Enerji geçiş mineralleri ve metallerinin tedariki, üretimi ve tüketimi söz konusu olduğunda, ülkelerin değer zinciri boyunca biyolojik çeşitliliği koruyan, yerel nüfusları ve doğayı koruyan ve kirliliği önleyen uzun vadeli stratejilere ihtiyacı var. Aynı zamanda stratejilerin değer zinciri boyunca fayda paylaşımının olmasını sağlaması gerekir. Bu, dezavantajlı ve yerel toplulukların geçiş mineralleri endüstrisinden gelen zenginliklere erişmesine izin vermeyi de içerir. Her şeyden önce dünyanın maden talebini karşılaması ve aynı zamanda bunların üretimiyle ilgili çevresel ve sosyal etkileri sınırlaması gerekiyor.

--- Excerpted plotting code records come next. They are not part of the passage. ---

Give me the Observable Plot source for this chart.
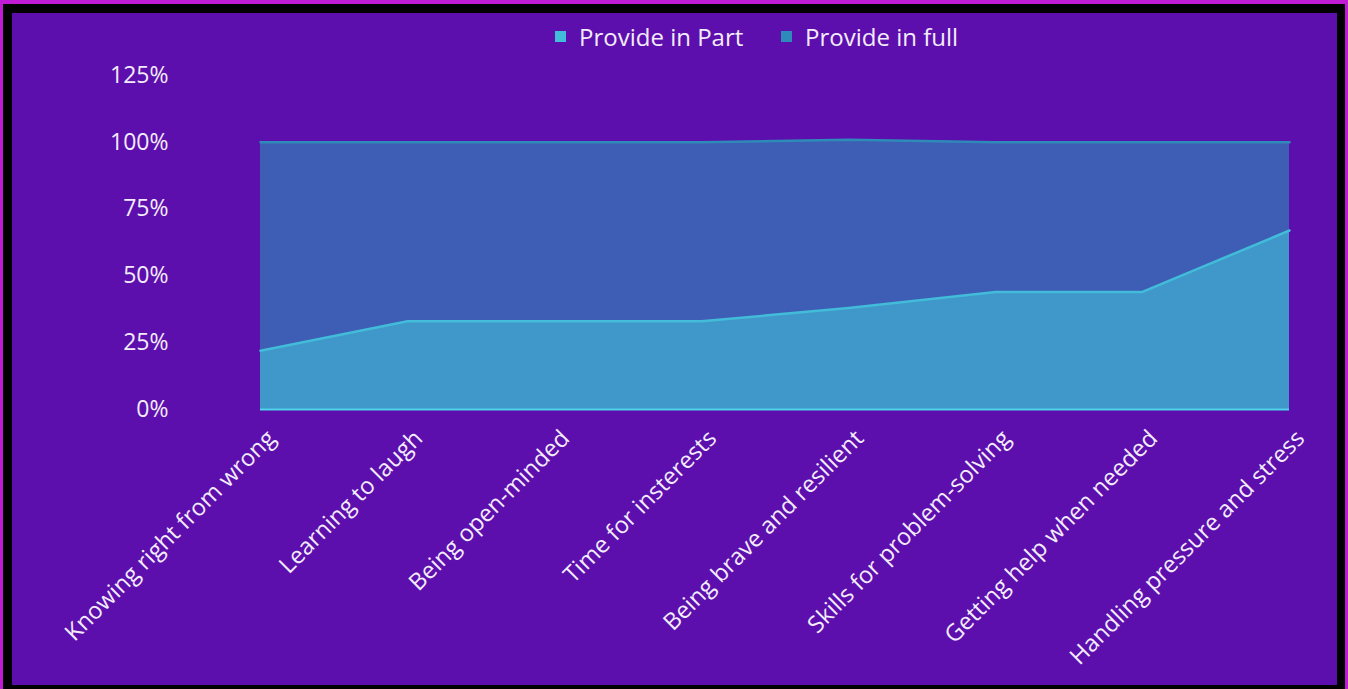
<!DOCTYPE html>
<html>
<head>
<meta charset="utf-8">
<script src="https://cdn.jsdelivr.net/npm/d3@7"></script>
<script src="https://cdn.jsdelivr.net/npm/@observablehq/plot@0.6"></script>
<style>
  html, body { margin: 0; padding: 0; }
  body { width: 1348px; height: 689px; background: #c01cd6; position: relative; overflow: hidden; font-family: "Open Sans", sans-serif; }
  #frame { position: absolute; left: 3px; top: 4px; width: 1325px; height: 672px;
           border-style: solid; border-color: #000; border-width: 9px 8px 8px 9px; background: #5d0fad; }
  #legend { position: absolute; left: 0; top: 0; width: 1325px; height: 40px; }
  .item { position: absolute; top: 7px; display: flex; align-items: center; color: #f3ecfb; font-size: 24px; white-space: nowrap; }
  .sw { width: 11px; height: 11px; margin-right: 13px; }
  #chart { position: absolute; left: 0; top: 40px; }
</style>
</head>
<body>
<div id="frame">
  <div id="legend"></div>
  <div id="chart"></div>
</div>
<script>
const categories = [
  "Knowing right from wrong",
  "Learning to laugh",
  "Being open-minded",
  "Time for insterests",
  "Being brave and resilient",
  "Skills for problem-solving",
  "Getting help when needed",
  "Handling pressure and stress"
];
const seriesNames = ["Provide in Part", "Provide in full"];
const provideInPart = [0.22, 0.33, 0.33, 0.33, 0.38, 0.44, 0.44, 0.67];
const provideInFull = [0.78, 0.67, 0.67, 0.67, 0.63, 0.56, 0.56, 0.33];
const yTicks = [0, 0.25, 0.5, 0.75, 1, 1.25];

const fillColors = {"Provide in Part": "#3f97ca", "Provide in full": "#3e5db5"};
const lineColors = {"Provide in Part": "#42bcd9", "Provide in full": "#2e8ab9"};
const legendColors = {"Provide in Part": "#42bcd9", "Provide in full": "#2e8ab9"};

const data = [];
categories.forEach((c, i) => {
  data.push({cat: c, series: seriesNames[0], value: provideInPart[i]});
  data.push({cat: c, series: seriesNames[1], value: provideInFull[i]});
});

// legend
const legend = document.getElementById("legend");
const legendX = [543, 769];
seriesNames.forEach((s, i) => {
  const it = document.createElement("div");
  it.className = "item";
  it.style.left = legendX[i] + "px";
  it.innerHTML = `<span class="sw" style="background:${legendColors[s]}"></span><span>${s}</span>`;
  legend.appendChild(it);
});

const chart = Plot.plot({
  width: 1325,
  height: 632,
  marginLeft: 248,
  marginRight: 48,
  marginTop: 22,
  marginBottom: 276,
  style: {background: "transparent", color: "#f3ecfb", fontFamily: "Open Sans, sans-serif"},
  x: {type: "point", domain: categories, padding: 0, axis: null},
  y: {domain: [0, 1.25], axis: null},
  color: {type: "identity"},
  marks: [
    Plot.areaY(data, {x: "cat", y: "value", z: "series", order: seriesNames,
      fill: d => fillColors[d.series], curve: "linear"}),
    Plot.lineY(data, Plot.stackY2({x: "cat", y: "value", z: "series", order: seriesNames,
      stroke: d => lineColors[d.series], strokeWidth: 2.5})),
    Plot.ruleY([0], {stroke: "#4fd2ea", strokeWidth: 2}),
    Plot.axisY({ticks: yTicks, tickFormat: d3.format(".0%"), tickSize: 0, tickPadding: 0,
      dx: -92, fontSize: 23, fill: "#f3ecfb", textAnchor: "end", label: null}),
    Plot.text(categories, {x: d => d, y: 0, text: d => d, rotate: -45, textAnchor: "end",
      lineAnchor: "middle", dx: 11, dy: 25, fontSize: 23.5, fill: "#f3ecfb"})
  ]
});
document.getElementById("chart").appendChild(chart);
</script>
</body>
</html>
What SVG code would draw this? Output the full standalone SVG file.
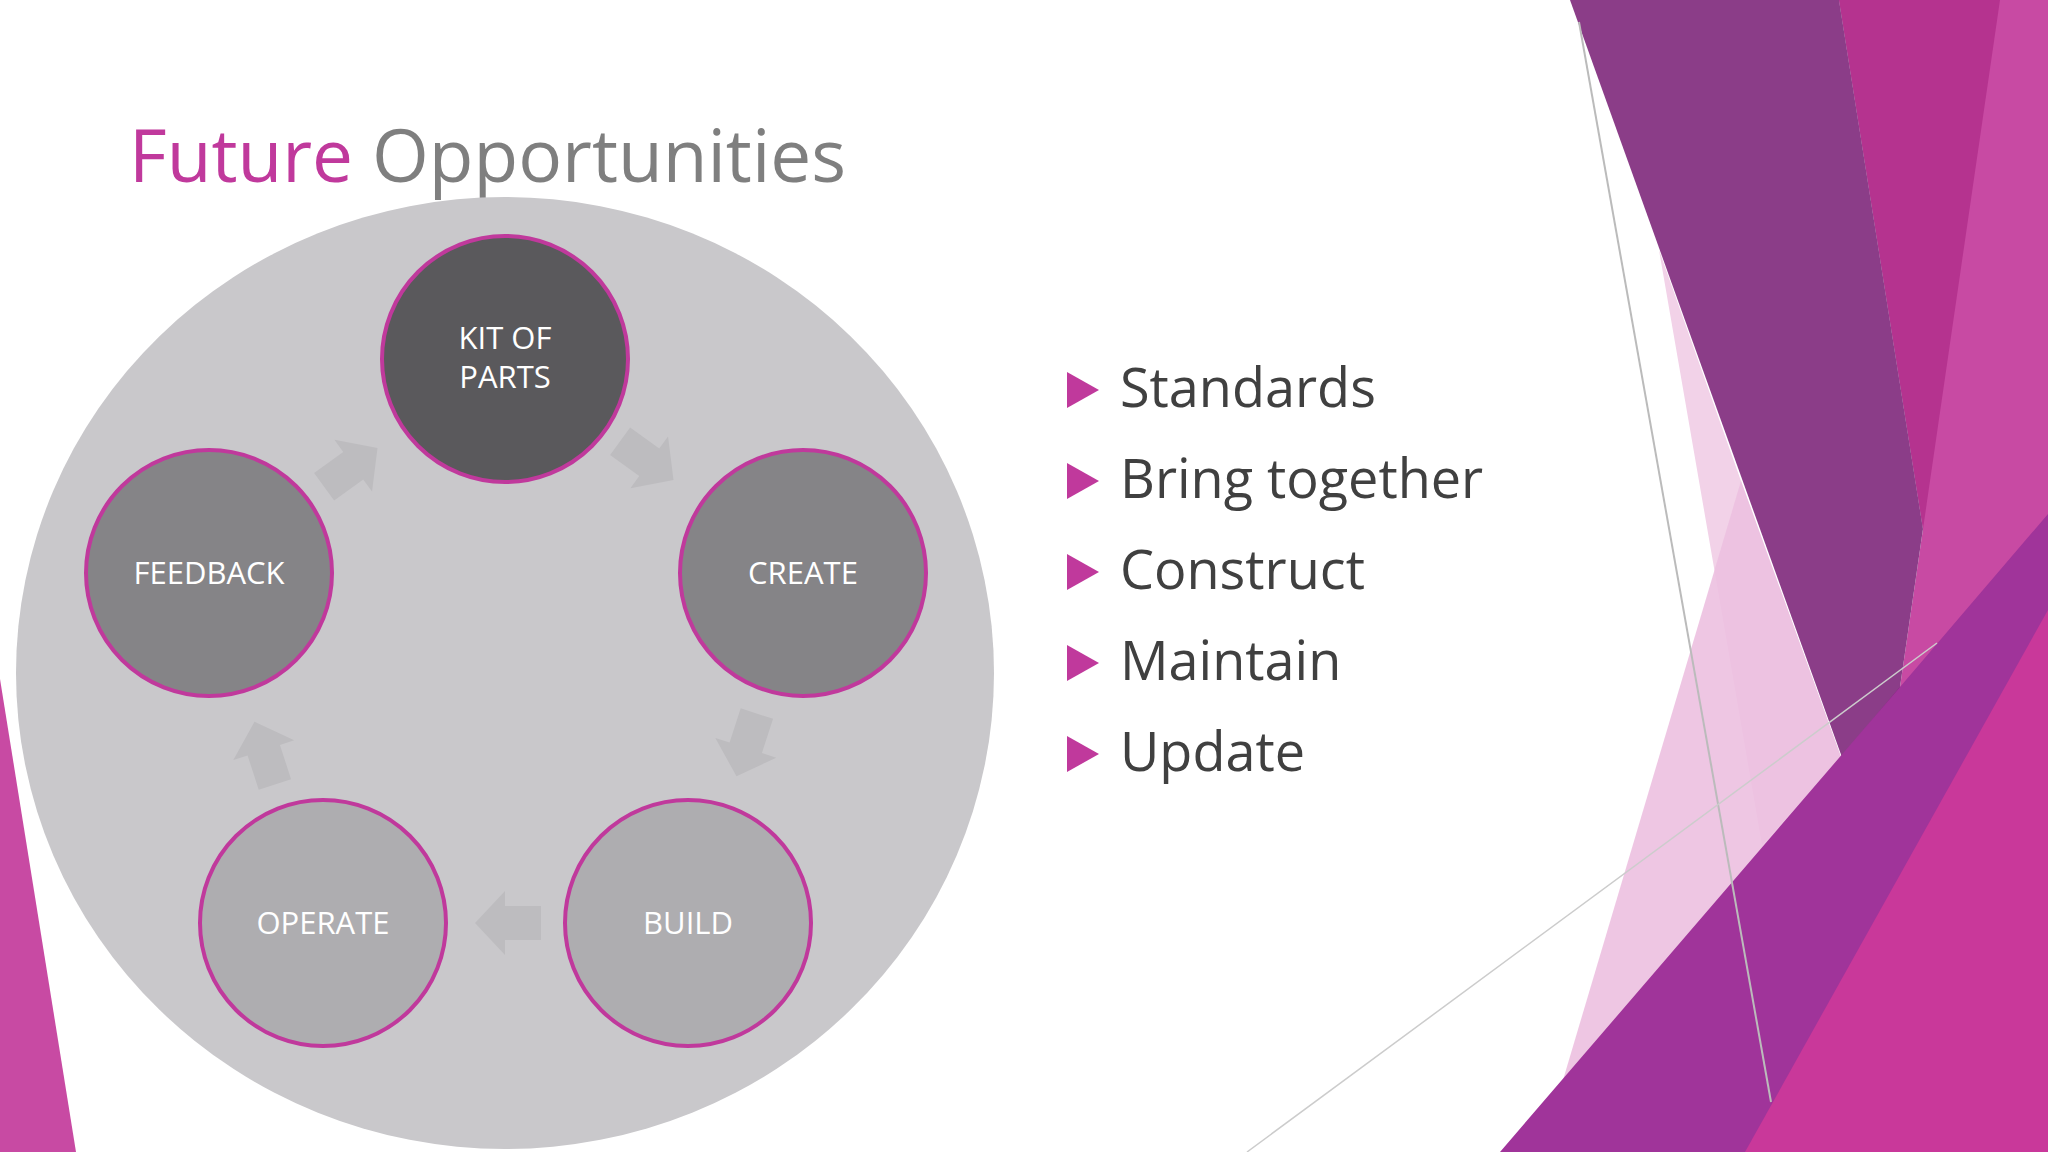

Önemli bir strateji işlenmemiş minerallerin madenciliğini azaltmaktır. Bunun iki anahtarı var. İlk olarak, yenilenebilir teknoloji, maden kullanıcılarının daha az kaynakla daha fazlasını yapmalarına imkan verecek şekilde daha verimli hale gelmelidir. İkincisi, endüstrilerin, döngüsellik olarak bilinen bir süreç olan, mineralleri daha uzun süre kullanmanın yollarını bulması gerekiyor. Örneğin firmalar tamir edilebilecek, geri dönüştürülebilecek ve metallerin geri kazanılabileceği ürünler tasarlamalıdır. Bu, işlenmemiş minerallerin çıkarılması ihtiyacını azaltacaktır.